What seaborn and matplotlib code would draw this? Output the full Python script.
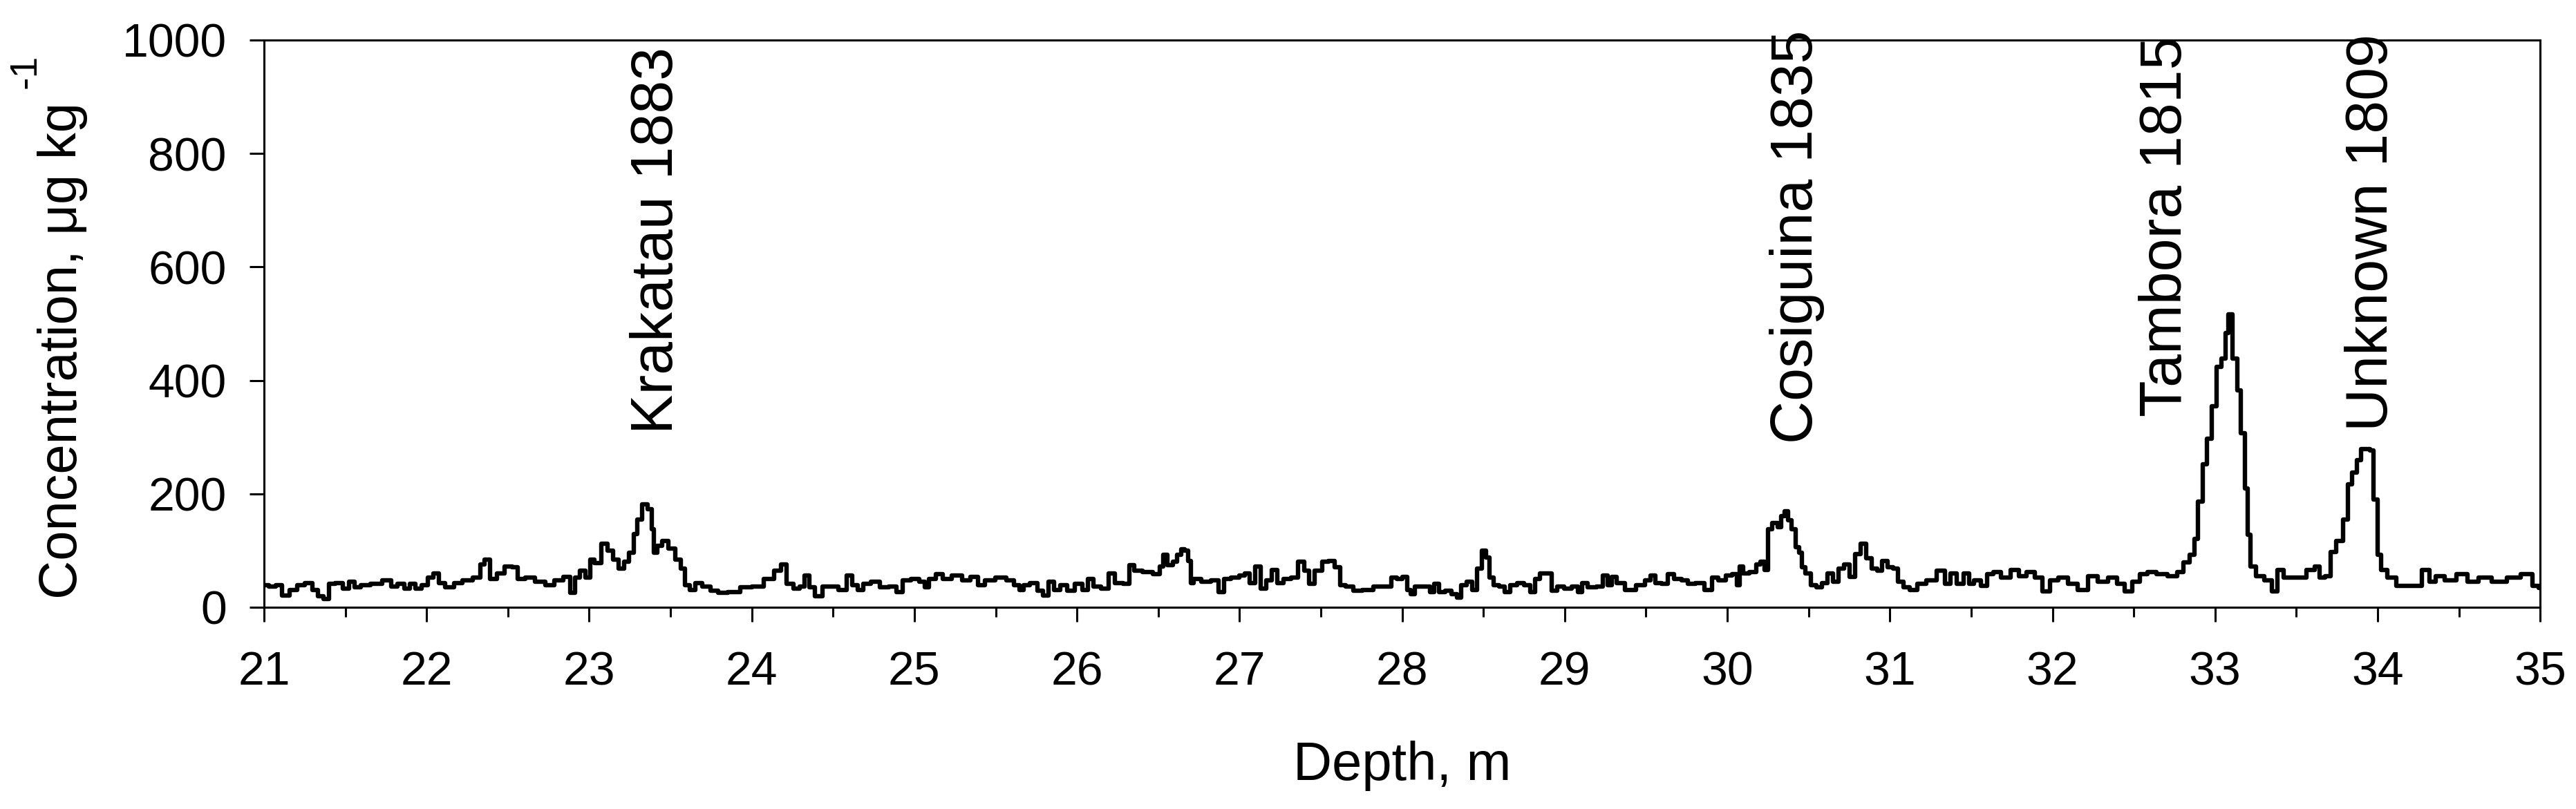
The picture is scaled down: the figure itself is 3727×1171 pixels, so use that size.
import pandas as pd
import seaborn as sns
import matplotlib.pyplot as plt
from matplotlib.ticker import MultipleLocator

sns.set_theme(style="ticks")
plt.rcParams['font.family'] = ['Liberation Sans', 'DejaVu Sans']

# depth (m) / concentration (ug/kg) in four stretches
depth_a = [21.00, 21.056, 21.09, 21.135, 21.18, 21.225, 21.28, 21.315, 21.35, 21.383,
           21.417, 21.46, 21.507, 21.54, 21.574, 21.62, 21.687, 21.766, 21.80, 21.845,
           21.878, 21.912, 21.946, 21.99, 22.025, 22.06, 22.09, 22.14, 22.194, 22.25,
           22.318, 22.34, 22.374, 22.408, 22.453, 22.509, 22.543, 22.577, 22.633, 22.70,
           22.757, 22.813, 22.87, 22.90, 22.926, 22.96, 22.993, 23.016, 23.05, 23.095,
           23.128, 23.162, 23.196, 23.23, 23.263, 23.286, 23.309, 23.342, 23.376, 23.394,
           23.403, 23.432, 23.466, 23.511, 23.545, 23.579, 23.601, 23.635, 23.669, 23.725,
           23.77, 23.815, 23.894, 23.962, 24.04, 24.108, 24.164, 24.198, 24.232, 24.277,
           24.311, 24.34, 24.367, 24.412, 24.457]
conc_a = [39, 37, 39, 21, 31, 39, 43, 31, 19, 15,
          41, 43, 33, 45, 35, 39, 41, 47, 37, 41,
          33, 41, 33, 39, 52, 60, 43, 35, 43, 47,
          52, 76, 84, 50, 60, 72, 70, 50, 52, 45,
          39, 47, 54, 25, 52, 64, 52, 84, 78, 112,
          100, 84, 68, 80, 96, 129, 155, 181, 173, 137,
          96, 108, 117, 104, 84, 68, 39, 31, 43, 37,
          29, 25, 27, 35, 37, 50, 64, 76, 41, 33,
          37, 56, 35, 19, 37]

depth_b = [24.5, 24.568, 24.60, 24.635, 24.669, 24.703, 24.759, 24.815, 24.872, 24.905,
           24.95, 25.007, 25.052, 25.074, 25.108, 25.153, 25.198, 25.266, 25.322, 25.367,
           25.412, 25.457, 25.536, 25.592, 25.637, 25.66, 25.682, 25.739, 25.773, 25.806,
           25.84, 25.874, 25.919, 25.964, 26.009, 26.054, 26.077, 26.122, 26.178, 26.212,
           26.257, 26.313, 26.336, 26.37, 26.437, 26.493, 26.527, 26.538, 26.572, 26.606,
           26.628, 26.651, 26.673, 26.696, 26.707, 26.73, 26.797, 26.854, 26.887, 26.921,
           26.977, 27.023, 27.045, 27.079, 27.113, 27.146, 27.18, 27.214, 27.248, 27.293,
           27.338, 27.383, 27.417, 27.439, 27.484, 27.53, 27.563, 27.608, 27.631, 27.676,
           27.72, 27.788, 27.856, 27.923, 27.946, 27.986]
conc_b = [37, 31, 56, 39, 31, 41, 45, 35, 37, 27,
          47, 50, 45, 35, 50, 58, 50, 56, 47, 54,
          39, 47, 52, 47, 39, 31, 39, 43, 29, 21,
          45, 31, 39, 29, 41, 31, 50, 37, 33, 60,
          43, 41, 74, 64, 62, 58, 72, 92, 74, 80,
          92, 102, 100, 82, 43, 50, 45, 47, 27, 50,
          52, 56, 60, 43, 72, 33, 47, 66, 43, 50,
          52, 80, 64, 41, 64, 80, 82, 70, 39, 37,
          29, 31, 37, 37, 52, 50]

depth_c = [28.018, 28.041, 28.063, 28.097, 28.153, 28.187, 28.21, 28.243, 28.289, 28.322,
           28.35, 28.379, 28.413, 28.446, 28.476, 28.503, 28.53, 28.543, 28.582, 28.615,
           28.649, 28.683, 28.728, 28.773, 28.807, 28.83, 28.863, 28.908, 28.931, 28.976,
           29.021, 29.066, 29.10, 29.111, 29.168, 29.224, 29.247, 29.28, 29.303, 29.337,
           29.404, 29.472, 29.517, 29.54, 29.573, 29.619, 29.652, 29.697, 29.743, 29.776,
           29.833, 29.889, 29.923, 29.968, 30.013, 30.047, 30.07, 30.081, 30.115, 30.16,
           30.193, 30.216, 30.239, 30.261, 30.295, 30.324, 30.34, 30.363, 30.385, 30.408,
           30.43, 30.453, 30.464, 30.498, 30.532, 30.565, 30.60, 30.633, 30.667, 30.70,
           30.734, 30.768, 30.802, 30.836, 30.87, 30.904, 30.937, 30.971, 31.005, 31.039,
           31.061, 31.106, 31.14, 31.197, 31.253, 31.32, 31.354, 31.388, 31.433, 31.474]
conc_c = [54, 31, 23, 37, 37, 27, 41, 27, 29, 23,
          17, 39, 45, 31, 68, 100, 88, 52, 39, 37,
          27, 39, 43, 39, 27, 50, 60, 60, 29, 37,
          33, 37, 27, 43, 35, 37, 56, 39, 54, 43,
          31, 39, 47, 56, 43, 41, 58, 50, 47, 41,
          43, 31, 52, 47, 56, 58, 39, 72, 60, 62,
          76, 80, 66, 137, 149, 141, 161, 169, 153, 137,
          106, 96, 70, 60, 39, 35, 43, 60, 45, 68,
          76, 54, 94, 112, 86, 68, 64, 82, 70, 68,
          45, 35, 31, 41, 47, 64, 41, 60, 41, 60]

depth_d = [31.5, 31.535, 31.581, 31.615, 31.661, 31.707, 31.776, 31.811, 31.869, 31.915,
           31.961, 32.007, 32.065, 32.122, 32.191, 32.249, 32.306, 32.376, 32.422, 32.468,
           32.514, 32.56, 32.606, 32.675, 32.744, 32.79, 32.825, 32.859, 32.887, 32.906,
           32.94, 32.963, 32.998, 33.021, 33.055, 33.071, 33.09, 33.124, 33.147, 33.171,
           33.194, 33.205, 33.228, 33.274, 33.332, 33.366, 33.401, 33.447, 33.528, 33.597,
           33.631, 33.654, 33.70, 33.724, 33.77, 33.804, 33.827, 33.862, 33.885, 33.908,
           33.942, 33.965, 33.988, 34.012, 34.035, 34.081, 34.15, 34.242, 34.30, 34.334,
           34.38, 34.449, 34.518, 34.588, 34.657, 34.749, 34.841, 34.922, 34.979, 35.0]
conc_d = [41, 48, 38, 59, 62, 52, 66, 55, 62, 52,
          28, 48, 52, 41, 31, 55, 45, 52, 41, 28,
          45, 59, 62, 59, 55, 62, 79, 93, 121, 186,
          252, 297, 355, 424, 438, 483, 517, 438, 383, 307,
          210, 128, 72, 55, 48, 28, 66, 52, 52, 66,
          72, 52, 55, 97, 117, 155, 217, 238, 259, 279,
          279, 276, 190, 93, 66, 52, 38, 38, 66, 45,
          55, 48, 59, 45, 52, 45, 52, 59, 38, 34]

events = ['Krakatau 1883', 'Cosiguina 1835', 'Tambora 1815', 'Unknown 1809']
event_depth = [23.42, 30.43, 32.70, 33.965]
event_base = [306, 289, 336, 310]

df = pd.DataFrame({
    'depth': depth_a + depth_b + depth_c + depth_d,
    'conc': conc_a + conc_b + conc_c + conc_d,
})

fig = plt.figure(figsize=(37.27, 11.71), dpi=100)
ax = fig.add_axes([0.1025, 0.2494, 0.8836, 0.7011])

sns.lineplot(data=df, x='depth', y='conc', ax=ax, color='black', linewidth=4.6,
             drawstyle='steps-mid', estimator=None)

for name, d, base in zip(events, event_depth, event_base):
    ax.text(d, base, name, rotation=90, ha='center', va='bottom', fontsize=62, color='black')

ax.set_xlim(21, 35)
ax.set_ylim(0, 1000)
ax.xaxis.set_major_locator(MultipleLocator(1))
ax.xaxis.set_minor_locator(MultipleLocator(0.5))
ax.yaxis.set_major_locator(MultipleLocator(200))

for side in ['left', 'right', 'top', 'bottom']:
    ax.spines[side].set_visible(True)
    ax.spines[side].set_linewidth(2.2)
    ax.spines[side].set_color('black')

ax.tick_params(axis='both', which='both', direction='out', color='black', width=2.2,
               top=False, right=False, labelcolor='black')
ax.tick_params(axis='x', which='major', length=15, labelsize=49, pad=30)
ax.tick_params(axis='x', which='minor', length=10)
ax.tick_params(axis='y', which='major', length=15, labelsize=49, pad=24)
ax.tick_params(axis='y', which='minor', left=False)

ax.set_xlabel('Depth, m', fontsize=56, color='black')
ax.set_ylabel('Concentration, μg kg', fontsize=56, color='black')
ax.xaxis.set_label_coords(0.5, -0.235)
ax.yaxis.set_label_coords(-0.0775, 0.452)
ax.grid(False)

# raised "-1" after the unit, as in the original figure
fig.canvas.draw()
bb = ax.yaxis.label.get_window_extent()
W, H = fig.bbox.width, fig.bbox.height
fig.text(38 / W, (bb.y1 + 20) / H, '-1', rotation=90,
         ha='center', va='bottom', fontsize=40, color='black')

fig.savefig('out.png', dpi=100, facecolor='white')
§ §
• [What you will do] From the opening line of the listing above through the line bearing "plt.rcParams['font.family'] = ['Liberation", repeat each line exactly. Drop every picture.

• [Solution to this exercise]
What seaborn and matplotlib code would draw this? Output the full Python script.
The picture is scaled down: the figure itself is 3727×1171 pixels, so use that size.
import pandas as pd
import seaborn as sns
import matplotlib.pyplot as plt
from matplotlib.ticker import MultipleLocator

sns.set_theme(style="ticks")
plt.rcParams['font.family'] = ['Liberation Sans', 'DejaVu Sans']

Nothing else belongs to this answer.